* _Given exercise_:
Retype only what runs from the first line of the listing to the line holding "ColumnDataSource(dict(x=centers, top=values, cat=categories))", both included. Do not retype the pictures.

* _Recorded information_:

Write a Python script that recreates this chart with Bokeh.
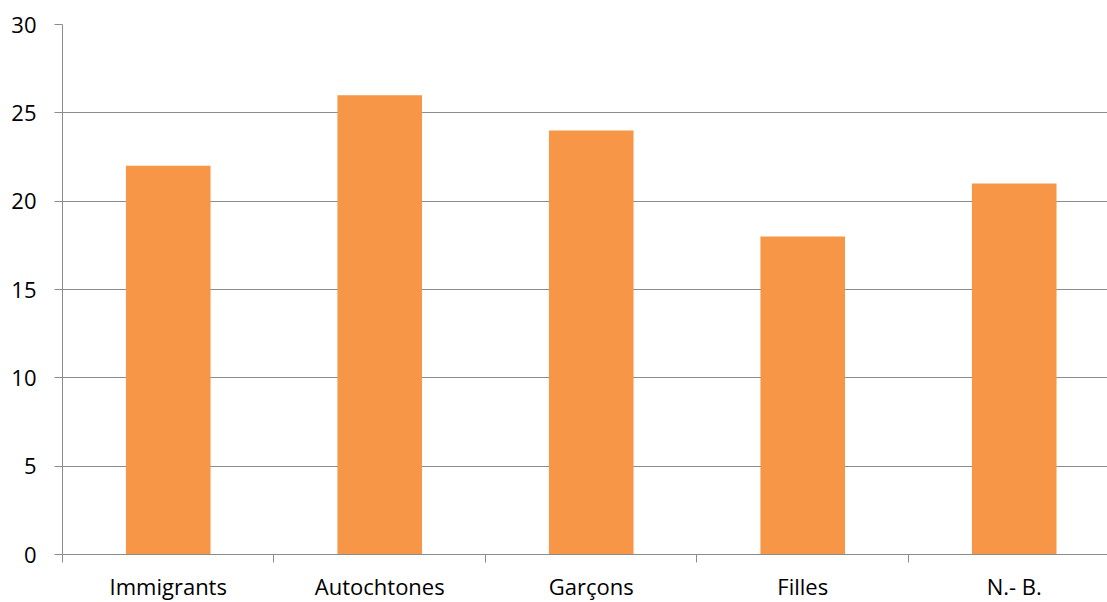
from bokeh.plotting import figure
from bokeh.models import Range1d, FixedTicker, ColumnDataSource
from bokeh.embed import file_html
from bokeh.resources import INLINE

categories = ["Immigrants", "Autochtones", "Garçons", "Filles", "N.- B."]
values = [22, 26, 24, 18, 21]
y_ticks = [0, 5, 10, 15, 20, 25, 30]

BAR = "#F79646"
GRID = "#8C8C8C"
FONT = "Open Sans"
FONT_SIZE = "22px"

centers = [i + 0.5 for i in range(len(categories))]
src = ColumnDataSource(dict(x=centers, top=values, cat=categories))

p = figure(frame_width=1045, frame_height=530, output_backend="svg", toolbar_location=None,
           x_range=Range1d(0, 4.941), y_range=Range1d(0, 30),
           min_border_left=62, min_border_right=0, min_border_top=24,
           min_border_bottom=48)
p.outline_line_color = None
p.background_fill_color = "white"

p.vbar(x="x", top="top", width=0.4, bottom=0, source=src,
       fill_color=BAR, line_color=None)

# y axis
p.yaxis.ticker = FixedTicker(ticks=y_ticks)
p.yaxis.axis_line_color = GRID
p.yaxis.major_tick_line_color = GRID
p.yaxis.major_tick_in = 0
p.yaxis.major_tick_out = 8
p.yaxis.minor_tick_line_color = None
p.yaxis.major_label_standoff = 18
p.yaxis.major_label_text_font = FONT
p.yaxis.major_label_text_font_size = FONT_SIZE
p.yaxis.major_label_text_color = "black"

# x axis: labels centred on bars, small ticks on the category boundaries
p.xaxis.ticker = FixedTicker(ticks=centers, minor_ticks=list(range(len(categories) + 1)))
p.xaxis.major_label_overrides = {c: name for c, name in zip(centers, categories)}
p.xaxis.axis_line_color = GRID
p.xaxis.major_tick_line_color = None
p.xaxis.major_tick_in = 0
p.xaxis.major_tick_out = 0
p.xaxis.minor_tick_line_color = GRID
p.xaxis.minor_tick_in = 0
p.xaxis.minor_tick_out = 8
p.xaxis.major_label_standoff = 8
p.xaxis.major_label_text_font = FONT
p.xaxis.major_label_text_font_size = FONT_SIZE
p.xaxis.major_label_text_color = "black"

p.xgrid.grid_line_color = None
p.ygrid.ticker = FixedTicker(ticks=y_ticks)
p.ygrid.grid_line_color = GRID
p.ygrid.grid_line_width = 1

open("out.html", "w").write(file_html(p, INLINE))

* _Completed exercise_:
Write a Python script that recreates this chart with Bokeh.
from bokeh.plotting import figure
from bokeh.models import Range1d, FixedTicker, ColumnDataSource
from bokeh.embed import file_html
from bokeh.resources import INLINE

categories = ["Immigrants", "Autochtones", "Garçons", "Filles", "N.- B."]
values = [22, 26, 24, 18, 21]
y_ticks = [0, 5, 10, 15, 20, 25, 30]

BAR = "#F79646"
GRID = "#8C8C8C"
FONT = "Open Sans"
FONT_SIZE = "22px"

centers = [i + 0.5 for i in range(len(categories))]
src = ColumnDataSource(dict(x=centers, top=values, cat=categories))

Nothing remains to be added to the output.